The great 90’s feminist writer, the late Cynthia Heimel, once made a lovely point about moving to Hollywood from New York.
And her point was, that in Hollywood, no one has real conversations.
That’s because Hollywood is a very small town. Everyone knows each other, and the sands are always shifting. That person sitting across the table from you- next year she might offer you a job on the next Spiderman movie, but the year after you could just as easily be offering her a job on that “You’ve Got Mail” remake.
So you can’t afford to offend each other. And it being a small town, you certainly can’t get a reputation for being a pain in the behind, or controversial, or yes, “politically incorrect”, because once you get a negative reputation, you are blacklisted, kicked out of the club, told to go home.
And quickly.
So instead of vigorously arguing ideas, people just try to figure out what the consensus is, and agree with it:
Jack was amazing!
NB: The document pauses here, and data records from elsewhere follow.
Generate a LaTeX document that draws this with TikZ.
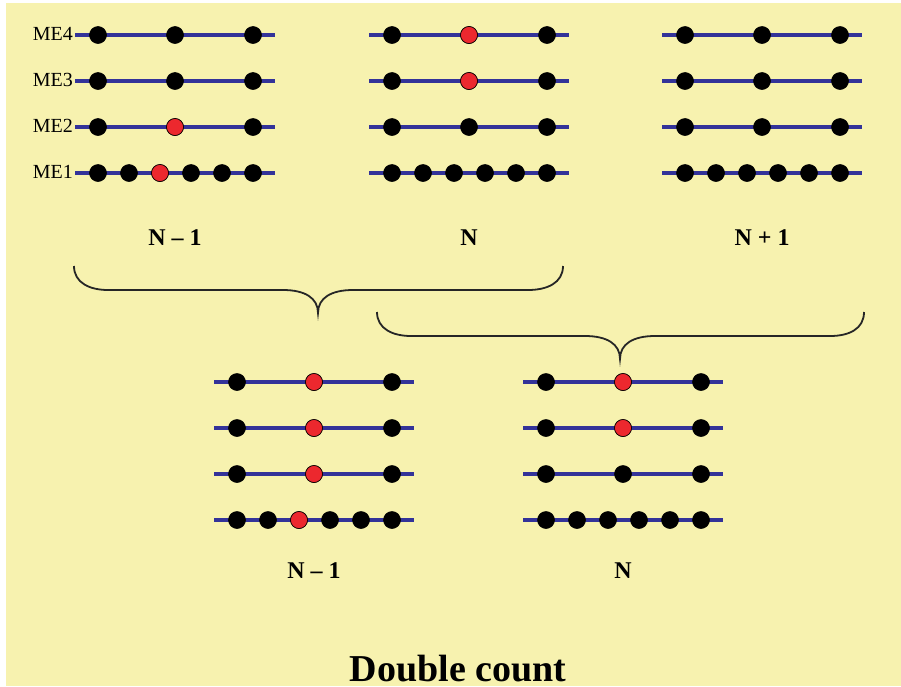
\documentclass[tikz,border=0pt]{standalone}
\usepackage{fontspec}
\setmainfont{Liberation Serif}
\definecolor{bgyellow}{RGB}{247,242,175}
\definecolor{wireblue}{RGB}{51,51,153}
\definecolor{dotred}{RGB}{236,40,46}
\tikzset{
  dotnode/.style={circle,fill=black,draw=black,line width=0.6pt,minimum size=17pt,inner sep=0pt},
  reddot/.style={dotnode,fill=dotred},
  wire/.style={draw=wireblue,line width=4pt},
  bracepath/.style={draw=black!85,line width=1.8pt},
  melabel/.style={anchor=base east,inner sep=0pt,font=\fontsize{20}{20}\selectfont},
  setlabel/.style={anchor=base,inner sep=0pt,font=\fontsize{24}{24}\selectfont\bfseries},
}
% #1 x of line start, #2 y of top row, #3 name prefix
\newcommand\dotgroup[3]{%
  \foreach \r in {0,1,2}{%
    \draw[wire] (#1,#2+46*\r) -- ++(200,0);
    \foreach \k/\n in {23/a,100/b,178/c}
      \node[dotnode] (#3-\r-\n) at (#1+\k,#2+46*\r) {};
  }
  \draw[wire] (#1,#2+138) -- ++(200,0);
  \foreach \k in {0,...,5}
    \node[dotnode] (#3-3-\k) at (#1+23+31*\k,#2+138) {};
}
\begin{document}
\begin{tikzpicture}[x=1pt,y=-1pt]
\useasboundingbox (0,0) rectangle (901,686);
\fill[bgyellow] (6,3) rectangle (901,686);

% top row groups
\dotgroup{75}{35}{ga}
\dotgroup{369}{35}{gb}
\dotgroup{662}{35}{gc}
% bottom groups
\dotgroup{214}{382}{gd}
\dotgroup{523}{382}{ge}

% red dots
\node[reddot] (ra1) at (175,127) {};
\node[reddot] (ra2) at (160,173) {};
\node[reddot] (rb1) at (469,35) {};
\node[reddot] (rb2) at (469,81) {};
\node[reddot] (rd1) at (314,382) {};
\node[reddot] (rd2) at (314,428) {};
\node[reddot] (rd3) at (314,474) {};
\node[reddot] (rd4) at (299,520) {};
\node[reddot] (re1) at (623,382) {};
\node[reddot] (re2) at (623,428) {};

% ME labels
\node[melabel] (me4) at (73,40) {ME4};
\node[melabel] (me3) at (73,86) {ME3};
\node[melabel] (me2) at (73,132) {ME2};
\node[melabel] (me1) at (73,178) {ME1};

% set labels
\node[setlabel] (la) at (175,245) {N – 1};
\node[setlabel] (lb) at (469,245) {N};
\node[setlabel] (lc) at (762,245) {N + 1};
\node[setlabel] (ld) at (314,578) {N – 1};
\node[setlabel] (le) at (623,578) {N};

% braces
\draw[bracepath] (74,266) .. controls (74,283) and (90,290) .. (108,290)
  -- (283,290) .. controls (305,290) and (318,298) .. (318,313)
  .. controls (318,298) and (331,290) .. (353,290)
  -- (528,290) .. controls (547,290) and (563,283) .. (563,266);
\draw[bracepath] (377,312) .. controls (377,329) and (393,336) .. (411,336)
  -- (585,336) .. controls (607,336) and (620,344) .. (620,359)
  .. controls (620,344) and (633,336) .. (655,336)
  -- (830,336) .. controls (849,336) and (864,329) .. (864,312);

% title
\node[anchor=base,inner sep=0pt,font=\fontsize{38}{38}\selectfont\bfseries] (title) at (458,681) {Double count};
\end{tikzpicture}
\end{document}
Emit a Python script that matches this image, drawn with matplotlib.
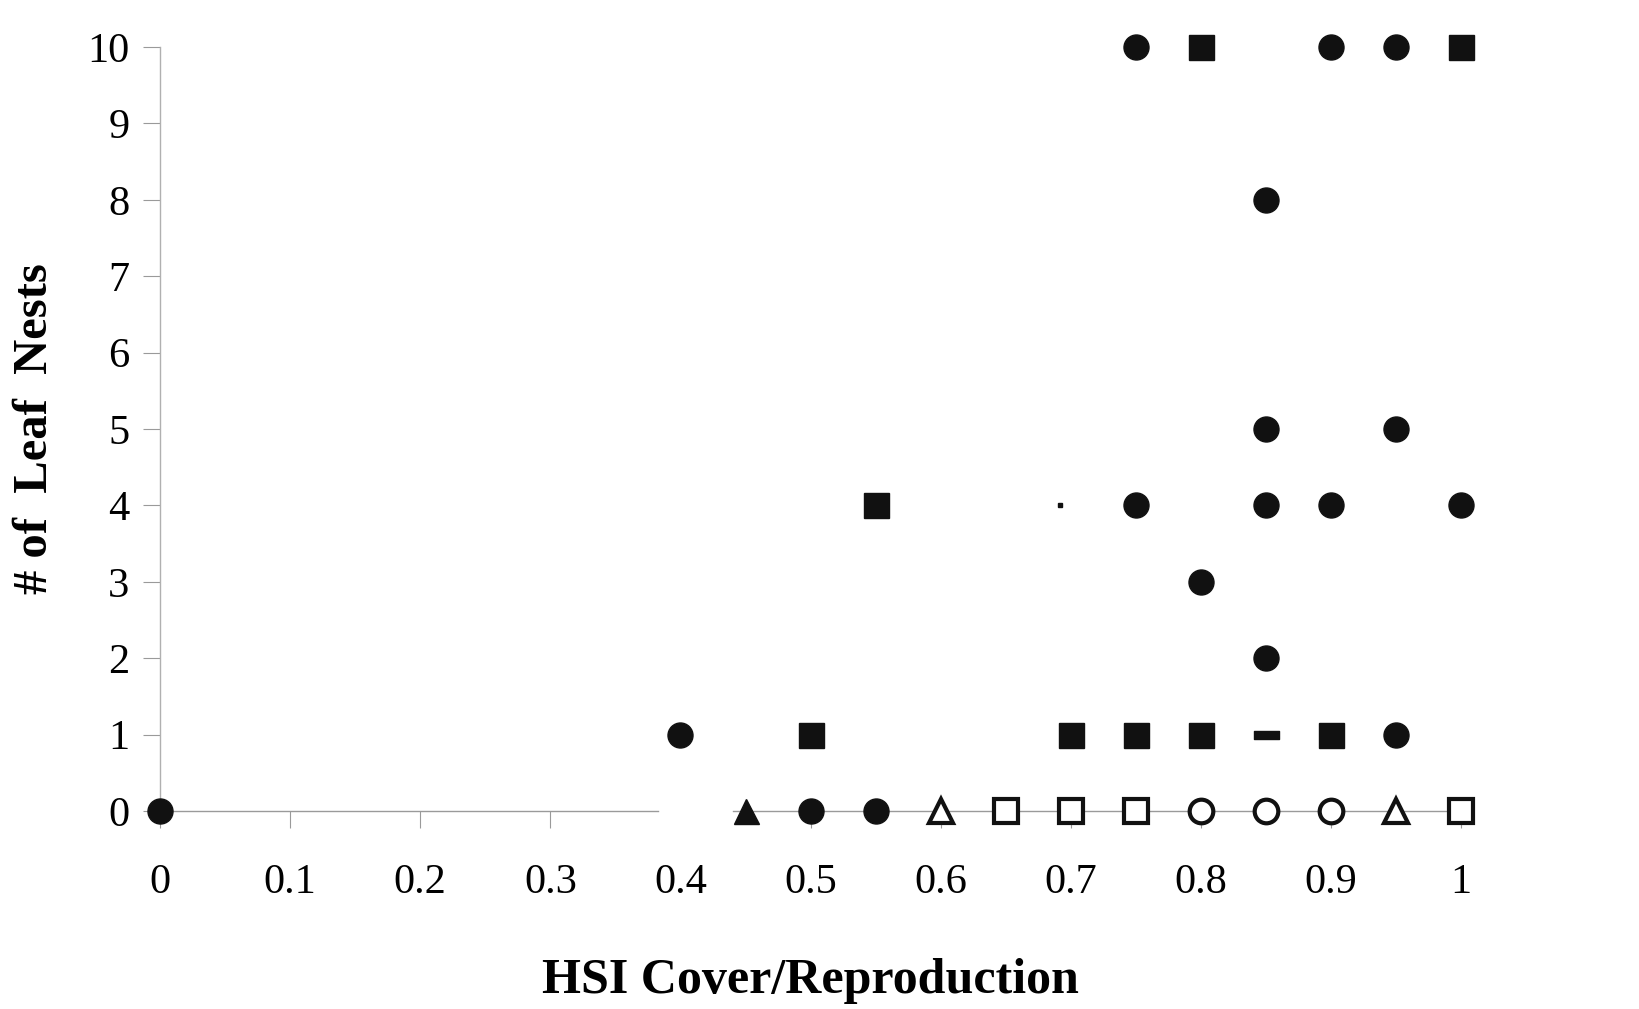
import matplotlib
matplotlib.use("Agg")
import matplotlib.pyplot as plt
from matplotlib.path import Path

plt.rcParams['font.family'] = ['Liberation Serif', 'DejaVu Serif']

# Filled circles
fc_x = [0, 0.4, 0.5, 0.55, 0.75, 0.9, 0.95, 0.85, 0.85, 0.95, 0.75, 0.85, 0.9, 1.0, 0.8, 0.85, 0.95]
fc_y = [0, 1, 0, 0, 10, 10, 10, 8, 5, 5, 4, 4, 4, 4, 3, 2, 1]
# Filled squares
fs_x = [0.8, 1.0, 0.55, 0.5, 0.7, 0.75, 0.8, 0.9]
fs_y = [10, 10, 4, 1, 1, 1, 1, 1]
# Filled triangle
ft_x = [0.45]
ft_y = [0]
# Open triangles
ot_x = [0.6, 0.95]
ot_y = [0, 0]
# Open squares
os_x = [0.65, 0.7, 0.75, 1.0]
os_y = [0, 0, 0, 0]
# Open circles
oc_x = [0.8, 0.85, 0.9]
oc_y = [0, 0, 0]
# Flat bar marker
bar_x = [0.85]
bar_y = [1]
# Small speck
dot_x = [0.692]
dot_y = [4.0]

x_ticks = [0, 0.1, 0.2, 0.3, 0.4, 0.5, 0.6, 0.7, 0.8, 0.9, 1]
x_tick_labels = ['0', '0.1', '0.2', '0.3', '0.4', '0.5', '0.6', '0.7', '0.8', '0.9', '1']
y_ticks = list(range(0, 11))

fig = plt.figure(figsize=(16.4, 10.09), dpi=100)
ax = fig.add_axes([0.0976, 0.1962, 0.7933, 0.7572])
ax.set_xlim(0, 1)
ax.set_ylim(0, 10)

axis_col = '#9a9a9a'
for s in ['top', 'right', 'bottom']:
    ax.spines[s].set_visible(False)
ax.spines['left'].set_color('#b0b0b0')
ax.spines['left'].set_linewidth(1.0)

# Horizontal axis line with a break near 0.4
for seg in [(0.0, 0.383), (0.44, 1.005)]:
    ax.plot(seg, [0, 0], color=axis_col, lw=1.0, zorder=1, clip_on=False)

ax.set_xticks(x_ticks)
ax.set_xticklabels(x_tick_labels)
ax.set_yticks(y_ticks)
ax.tick_params(axis='x', direction='out', length=12, width=0.8, color=axis_col,
               labelsize=30.5, pad=26)
ax.tick_params(axis='y', direction='out', length=12, width=0.8, color=axis_col,
               labelsize=30.5, pad=10)
# no tick mark inside the axis break
ax.xaxis.get_major_ticks()[4].tick1line.set_visible(False)

k = '#111111'
ms = 18
common = dict(linestyle='none', clip_on=False, zorder=3)
ax.plot(fc_x, fc_y, marker='o', ms=ms, mfc=k, mec=k, **common)
ax.plot(fs_x, fs_y, marker='s', ms=ms, mfc=k, mec=k, **common)
ax.plot(ft_x, ft_y, marker='^', ms=ms, mfc=k, mec=k, **common)
ax.plot(ot_x, ot_y, marker='^', ms=ms - 1, mfc='white', mec=k, mew=3, **common)
ax.plot(os_x, os_y, marker='s', ms=ms - 1, mfc='white', mec=k, mew=3, **common)
ax.plot(oc_x, oc_y, marker='o', ms=ms - 1, mfc='white', mec=k, mew=3, **common)

bar_path = Path([(-1, -0.28), (1, -0.28), (1, 0.28), (-1, 0.28), (-1, -0.28)],
                [Path.MOVETO, Path.LINETO, Path.LINETO, Path.LINETO, Path.CLOSEPOLY])
ax.plot(bar_x, bar_y, marker=bar_path, ms=18, mfc=k, mec=k, **common)
ax.plot(dot_x, dot_y, marker='s', ms=2.5, mfc=k, mec=k, **common)

ax.set_xlabel('HSI Cover/Reproduction', fontsize=36, fontweight='bold', labelpad=40)
ax.set_ylabel('# of  Leaf  Nests', fontsize=35, fontweight='bold', labelpad=22)

fig.savefig('out.png', dpi=100, facecolor='white')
Meryl was amazing! Tom was amazing! Yak, yak, yak…
Hard to have an interesting conversation if all you’re doing is spewing out the same pleasantries as everyone else.
Is it a bubble? Is it an echo chamber? Of course. But once you’ve been invited to sit at the high table, where else can you go, besides down? So you grin and bear it.
So maybe this is a good way of figuring out that you’ve finally “made it”- suddenly everything is terribly dull and tedious.